Tuesday, October 1, 2013

Church

I've been thinking about this post for a very long time. I haven't always been sure of my words or how I could relate this to anything.  But in way, it became relevant the other day- or at least gave me a way to express my thoughts.  There is no resolution to these feelings... and only relates to me, but I still wanted to share these thoughts...

I asked Luke if he felt a responsibility to find a church to attend and take our kids to one day.  He replied with a "no".  His explanation was that he didn't want to force anything on them, and wanted them to make that decision for themselves one day.  I asked, "but don't you want to lay some kind of foundation for them to make their own discoveries"?  His reply was that we would be the foundation.  I do agree and respect his opinion (they'd be his kids too), but I feel a sense of responsibility to my future children to show them something bigger than myself.  To give them something higher to believe in, something that I am so grateful to have had as a young person.

Our conversation brought me to finally writing this post and expressing my own feelings regarding church and the changes that I have met face to face, impacting the way I feel.  It has been a battle I have been dealing with in my heart for quite some time now.  I moved away to go to college 6 years ago and never found a new church community to participate in.  I always thought it would be easy to return to my old church, or that I would want to go back to visit on a regular basis (or when I could)- but that wasn't the case.  Leaving my childhood church seemed to leave me with somewhat of a sense of relief.
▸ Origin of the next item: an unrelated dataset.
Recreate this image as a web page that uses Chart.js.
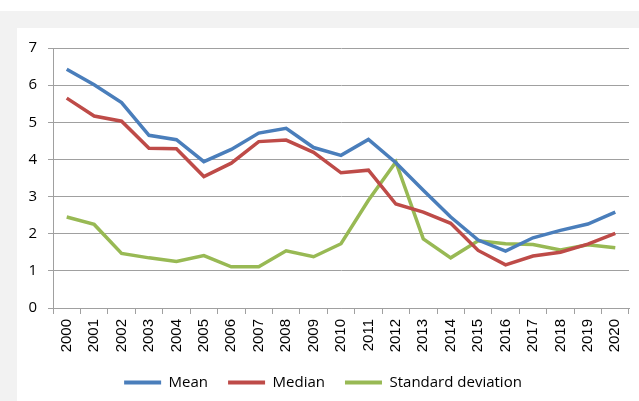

In the years before I went to college things had changed a lot for me there.  Close friends drifted away, my parents got a divorce which led people to take sides, and that changed the way people looked at me.  It became strange for me- I felt as though people were judging me in the very place I shouldn't have to face any sort of judgement (except from Him) - all because of which parent I was sitting with that Sunday.  People were treating me differently. On the occasion I returned for a Sunday service, I was finding myself having certain feelings about being in the church, but I couldn't decipher their meanings.  It was hard, I could feel the tears well up every time the opening songs would begin.  Was it just being there?  Was it a feeling of closeness to God that I hadn't felt in awhile?  I used to sing a lot with the church youth band, and now I rarely share that gift with anyone- usually just myself, in the car, enclosed on all six sides... Maybe I was missing that act of service and sharing?  Or maybe these were feelings of pain and loss for how things used to be- the one place I thought I would be able to rely on forever was now ruined by "sides" and awkward glances. Friendships drift for many reasons, and I get that... but coincidence that everything fell apart at the same time?  Probably not... but it's hard to be on the broken end and see things from multiple angles.  In my current place in life, I'm not comfortable being in a church.  That is probably why I haven't tried very hard at finding a new one.  It is something I want, but I'm not ready yet... I always see nice ones in my area, and I will give them a shot someday, I'm sure.

I haven't, by any means, forgotten or given up on my relationship with God- I know he's still there.  I don't need a pointy roof over my head to have that relationship with him.  I will forever be grateful for the foundation that my parents and the church laid for me.  Because of that, I have been able to live and make my own choices and decisions- and not all of them have necessarily been "by the Book"- but they have been right for me, and I am proud of them.

I am hopeful that I might find it all again some day.  I know it won't be at the same place- and might not even be in the same form.

I told you there was no resolution to this- no epiphany or happy ending.  I've been battling the words to express how I have felt for a long time.  Perhaps this new sense of responsibility to my future kids and my continual trust in God will lead me to the right place... or maybe not.  I think I'd be fine with either.